* [REQUIREMENTS] Images are not part of the copy; transcribe all the data exactly.

* [GIVEN MATERIAL]
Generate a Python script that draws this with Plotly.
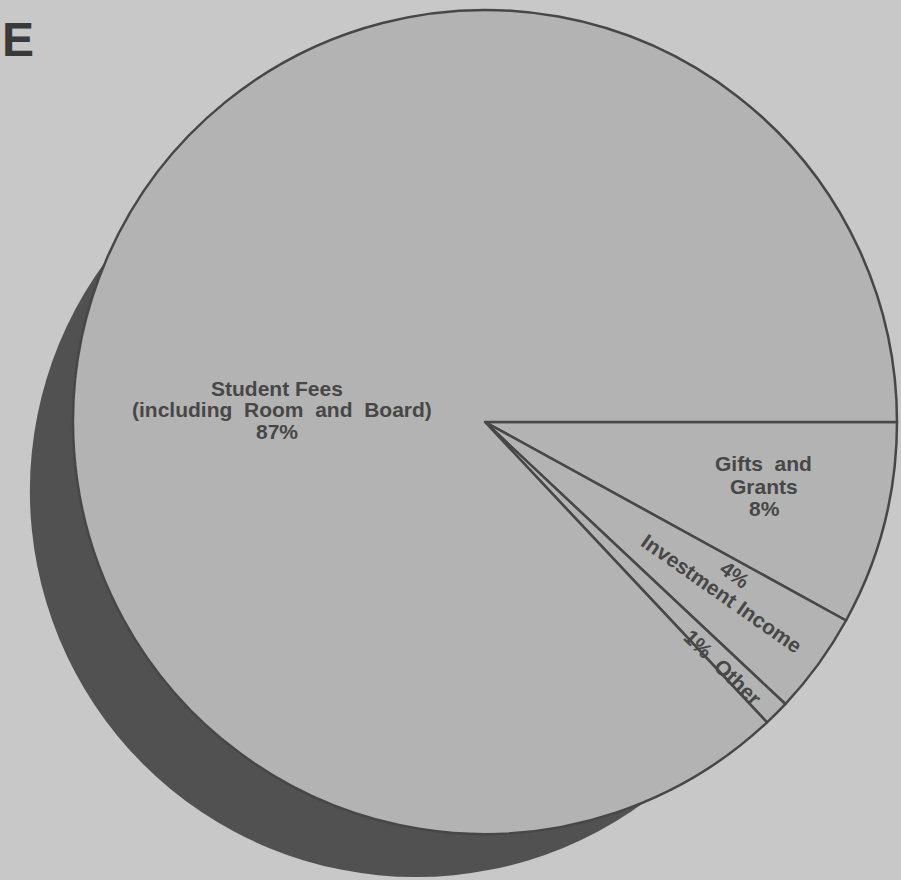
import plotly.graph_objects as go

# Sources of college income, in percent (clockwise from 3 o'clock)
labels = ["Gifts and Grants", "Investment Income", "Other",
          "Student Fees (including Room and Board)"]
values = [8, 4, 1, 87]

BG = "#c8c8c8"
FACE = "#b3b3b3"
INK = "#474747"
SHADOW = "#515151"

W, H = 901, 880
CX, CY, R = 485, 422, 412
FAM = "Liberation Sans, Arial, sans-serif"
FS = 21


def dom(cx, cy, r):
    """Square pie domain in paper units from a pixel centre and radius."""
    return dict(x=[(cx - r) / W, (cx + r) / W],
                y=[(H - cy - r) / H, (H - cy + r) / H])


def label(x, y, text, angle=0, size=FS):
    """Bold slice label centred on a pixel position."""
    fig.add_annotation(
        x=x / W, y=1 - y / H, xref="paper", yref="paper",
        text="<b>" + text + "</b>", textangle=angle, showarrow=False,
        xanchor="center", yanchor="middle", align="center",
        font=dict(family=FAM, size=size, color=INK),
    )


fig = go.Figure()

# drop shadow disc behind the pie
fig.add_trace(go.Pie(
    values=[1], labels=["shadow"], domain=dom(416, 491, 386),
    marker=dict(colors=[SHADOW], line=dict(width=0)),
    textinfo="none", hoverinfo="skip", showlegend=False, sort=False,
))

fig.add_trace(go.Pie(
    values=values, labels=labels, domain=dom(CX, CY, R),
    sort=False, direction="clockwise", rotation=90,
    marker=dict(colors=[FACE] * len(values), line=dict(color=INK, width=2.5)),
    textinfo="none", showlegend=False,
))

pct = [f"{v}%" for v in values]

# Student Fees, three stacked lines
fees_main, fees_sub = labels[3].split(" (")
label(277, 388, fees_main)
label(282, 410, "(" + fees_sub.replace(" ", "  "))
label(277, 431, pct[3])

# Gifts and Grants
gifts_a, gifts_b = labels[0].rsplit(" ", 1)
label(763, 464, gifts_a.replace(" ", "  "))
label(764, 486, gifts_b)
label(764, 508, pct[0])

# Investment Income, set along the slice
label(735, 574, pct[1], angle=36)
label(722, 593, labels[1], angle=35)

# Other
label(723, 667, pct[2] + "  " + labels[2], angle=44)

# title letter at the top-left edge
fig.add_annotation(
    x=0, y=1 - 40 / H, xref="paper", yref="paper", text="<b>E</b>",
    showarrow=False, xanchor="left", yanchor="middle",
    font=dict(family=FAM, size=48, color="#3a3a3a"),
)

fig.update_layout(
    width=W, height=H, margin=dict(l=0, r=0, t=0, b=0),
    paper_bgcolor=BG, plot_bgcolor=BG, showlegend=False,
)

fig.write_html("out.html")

* [RESULT]
Generate a Python script that draws this with Plotly.
import plotly.graph_objects as go

# Sources of college income, in percent (clockwise from 3 o'clock)
labels = ["Gifts and Grants", "Investment Income", "Other",
          "Student Fees (including Room and Board)"]
values = [8, 4, 1, 87]

BG = "#c8c8c8"
FACE = "#b3b3b3"
INK = "#474747"
SHADOW = "#515151"

W, H = 901, 880
CX, CY, R = 485, 422, 412
FAM = "Liberation Sans, Arial, sans-serif"
FS = 21


def dom(cx, cy, r):
    """Square pie domain in paper units from a pixel centre and radius."""
    return dict(x=[(cx - r) / W, (cx + r) / W],
                y=[(H - cy - r) / H, (H - cy + r) / H])


def label(x, y, text, angle=0, size=FS):
    """Bold slice label centred on a pixel position."""
    fig.add_annotation(
        x=x / W, y=1 - y / H, xref="paper", yref="paper",
        text="<b>" + text + "</b>", textangle=angle, showarrow=False,
        xanchor="center", yanchor="middle", align="center",
        font=dict(family=FAM, size=size, color=INK),
    )


fig = go.Figure()

# drop shadow disc behind the pie
fig.add_trace(go.Pie(
    values=[1], labels=["shadow"], domain=dom(416, 491, 386),
    marker=dict(colors=[SHADOW], line=dict(width=0)),
    textinfo="none", hoverinfo="skip", showlegend=False, sort=False,
))

fig.add_trace(go.Pie(
    values=values, labels=labels, domain=dom(CX, CY, R),
    sort=False, direction="clockwise", rotation=90,
    marker=dict(colors=[FACE] * len(values), line=dict(color=INK, width=2.5)),
    textinfo="none", showlegend=False,
))

pct = [f"{v}%" for v in values]

# Student Fees, three stacked lines
fees_main, fees_sub = labels[3].split(" (")
label(277, 388, fees_main)
label(282, 410, "(" + fees_sub.replace(" ", "  "))
label(277, 431, pct[3])

# Gifts and Grants
gifts_a, gifts_b = labels[0].rsplit(" ", 1)
label(763, 464, gifts_a.replace(" ", "  "))
label(764, 486, gifts_b)
label(764, 508, pct[0])

# Investment Income, set along the slice
label(735, 574, pct[1], angle=36)
label(722, 593, labels[1], angle=35)

# Other
label(723, 667, pct[2] + "  " + labels[2], angle=44)

# title letter at the top-left edge
fig.add_annotation(
    x=0, y=1 - 40 / H, xref="paper", yref="paper", text="<b>E</b>",
    showarrow=False, xanchor="left", yanchor="middle",
    font=dict(family=FAM, size=48, color="#3a3a3a"),
)

fig.update_layout(
    width=W, height=H, margin=dict(l=0, r=0, t=0, b=0),
    paper_bgcolor=BG, plot_bgcolor=BG, showlegend=False,
)

fig.write_html("out.html")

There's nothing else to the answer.